上海科技大学知识管理系统

Precise modeling of Zenith Tropospheric Delay (ZTD) is essential for real-time high-precision positioning in global navigation satellite systems (GNSS). Due to the stochastic variability of atmospheric water vapor across different regions, tropospheric delay exhibits strong regional characteristics. Empirical tropospheric delay models built on reanalysis of meteorological data often show significant accuracy discrepancies across regions, failing to meet the needs for precise regional ZTD forecasting. Deep learning methods excel in learning complex patterns and dependencies from time series data. Our study utilized ZTD data from 178 NGL stations in Australia during 2023 as ground truth values and modeled them using an LSTM-Enhanced encoder network.
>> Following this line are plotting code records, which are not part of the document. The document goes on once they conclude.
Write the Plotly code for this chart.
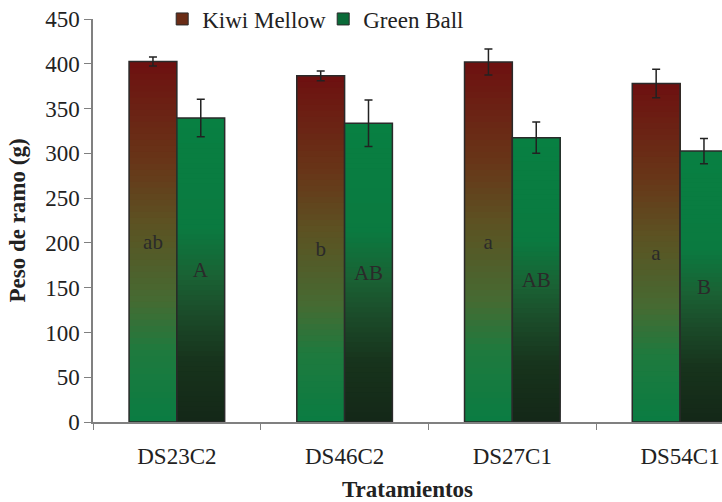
import plotly.graph_objects as go
from plotly.colors import sample_colorscale

categories = ["DS23C2", "DS46C2", "DS27C1", "DS54C1"]
kiwi_values = [402.5, 386.5, 402.0, 378.0]
kiwi_err = [5.0, 5.5, 14.5, 16.0]
kiwi_labels = ["ab", "b", "a", "a"]
green_values = [339.5, 333.5, 317.5, 302.5]
green_err = [21.0, 26.0, 17.5, 14.0]
green_labels = ["A", "AB", "AB", "B"]
series_names = ["Kiwi Mellow", "Green Ball"]

kiwi_scale = [[0.0, "#0a7c42"], [0.2, "#1f7a3e"], [0.34, "#466a32"],
              [0.55, "#5c5222"], [0.72, "#683618"], [1.0, "#6e1010"]]
green_scale = [[0.0, "#142818"], [0.2, "#17331c"], [0.36, "#1b4c2a"],
               [0.48, "#1a6234"], [0.64, "#0a7a40"], [1.0, "#088042"]]

FONT = "Liberation Serif"
N = 60

fig = go.Figure()


def add_series(name, values, errs, labels, scale, group, legend_color):
    cols = sample_colorscale(scale, [(i + 0.5) / N for i in range(N)])
    for i in range(N):
        fig.add_trace(go.Bar(
            x=categories,
            y=[v * (N - i) / N for v in values],
            base=[v * i / N for v in values],
            offsetgroup=group,
            marker=dict(color=cols[i], line=dict(width=0)),
            showlegend=False,
            hoverinfo="skip",
        ))
    fig.add_trace(go.Bar(
        x=categories,
        y=values,
        offsetgroup=group,
        marker=dict(color="rgba(0,0,0,0)", line=dict(color="#2a2a2a", width=1.5)),
        error_y=dict(type="data", array=errs, visible=True, color="#222222",
                     thickness=1.5, width=4),
        text=labels,
        textposition="inside",
        insidetextanchor="middle",
        textangle=0,
        constraintext="none",
        textfont=dict(family=FONT, size=21, color="#2a2a2a"),
        showlegend=False,
        name=name,
    ))
    fig.add_trace(go.Bar(
        x=categories,
        y=[None] * len(categories),
        offsetgroup=group,
        name=name,
        marker=dict(color=legend_color, line=dict(color="#2a2a2a", width=1)),
        showlegend=True,
    ))


add_series(series_names[0], kiwi_values, kiwi_err, kiwi_labels, kiwi_scale, "k", "#6a2c16")
add_series(series_names[1], green_values, green_err, green_labels, green_scale, "g", "#0a6a38")

fig.update_layout(
    width=722, height=502,
    margin=dict(l=93, r=0, t=19, b=80, autoexpand=False),
    paper_bgcolor="white", plot_bgcolor="white",
    barmode="group", bargap=0.43, bargroupgap=0,
    font=dict(family=FONT, size=23, color="#222222"),
    legend=dict(orientation="h", x=0.11, y=1.0, xanchor="left", yanchor="middle",
                font=dict(family=FONT, size=23, color="#222222"),
                bgcolor="rgba(0,0,0,0)", entrywidth=116, entrywidthmode="pixels",
                traceorder="normal"),
    xaxis=dict(
        type="category", range=[-0.5, 3.25],
        showline=True, linecolor="#808080", linewidth=1.5,
        ticks="outside", tickson="boundaries", ticklen=6, tickcolor="#808080",
        tickfont=dict(family=FONT, size=23, color="#222222"),
        ticklabelstandoff=13,
        title=dict(text="<b>Tratamientos</b>", font=dict(family=FONT, size=23, color="#222222"),
                   standoff=14),
        showgrid=False, zeroline=False,
    ),
    yaxis=dict(
        range=[0, 450], dtick=50,
        showline=True, linecolor="#808080", linewidth=1.5,
        ticks="outside", ticklen=7, tickcolor="#808080",
        tickfont=dict(family=FONT, size=23, color="#222222"),
        title=dict(text="<b>Peso de ramo (g)</b>", font=dict(family=FONT, size=23, color="#222222"),
                   standoff=13),
        showgrid=False, zeroline=False,
    ),
)

fig.write_html(
    "out.html",
    config={"displayModeBar": False},
    post_script="document.body.style.margin='0';document.documentElement.style.overflow='hidden';",
)
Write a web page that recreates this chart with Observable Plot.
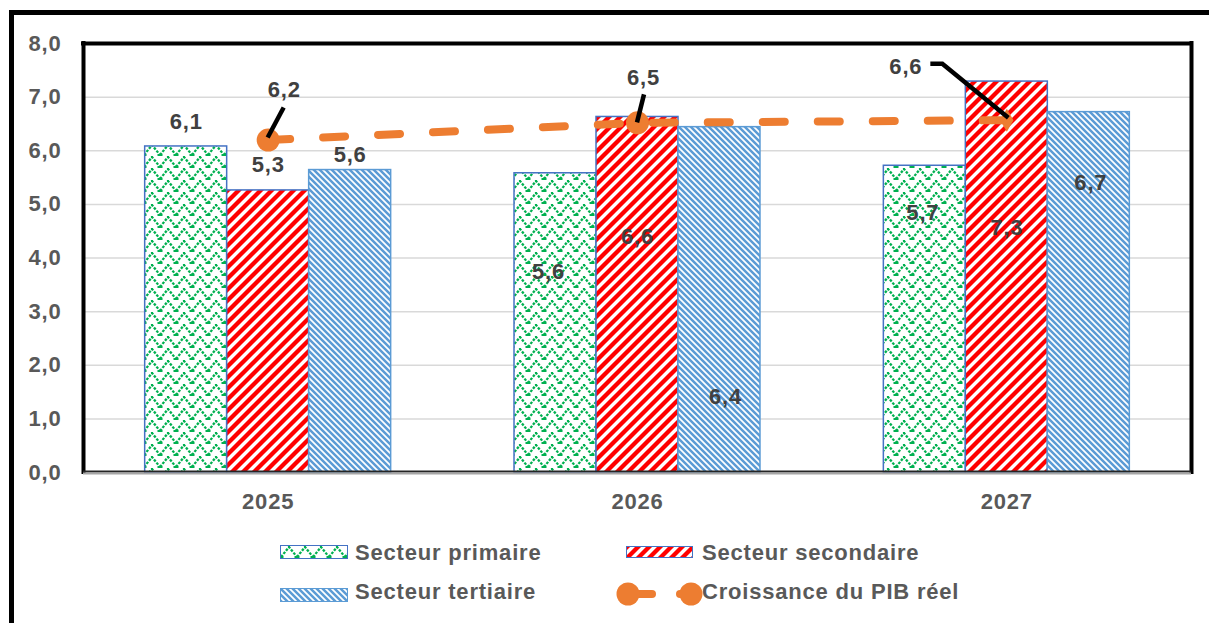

This model incorporated both spatial and temporal information as well as correlations with GPT3 ZTD. Predictions were compared with those from GPT3 ZTD, ERA5 ZTD, ANN ZTD, GRNN ZTD and LSTM ZTD. The results showed that the LSTM-Enhanced encoder ZTD achieved an RMSE of 14.43 mm, a mean bias close to zero, with mean absolute error and mean correlation coefficient of 12.42 mm and 0.95, respectively. The proposed model outperforms the GPT3, ERA5, ANN, GRNN, and LSTM models, with respective RMSE improvements of approximately 62.3%, 12.3%, 61%, 59.9%, and 60%. In addition, we compared the spatial and temporal properties of the proposed model with those of the GPT3 model and the ERA5 model. The discussion section further analyzed the prediction performance of different neural network approaches under different prediction periods.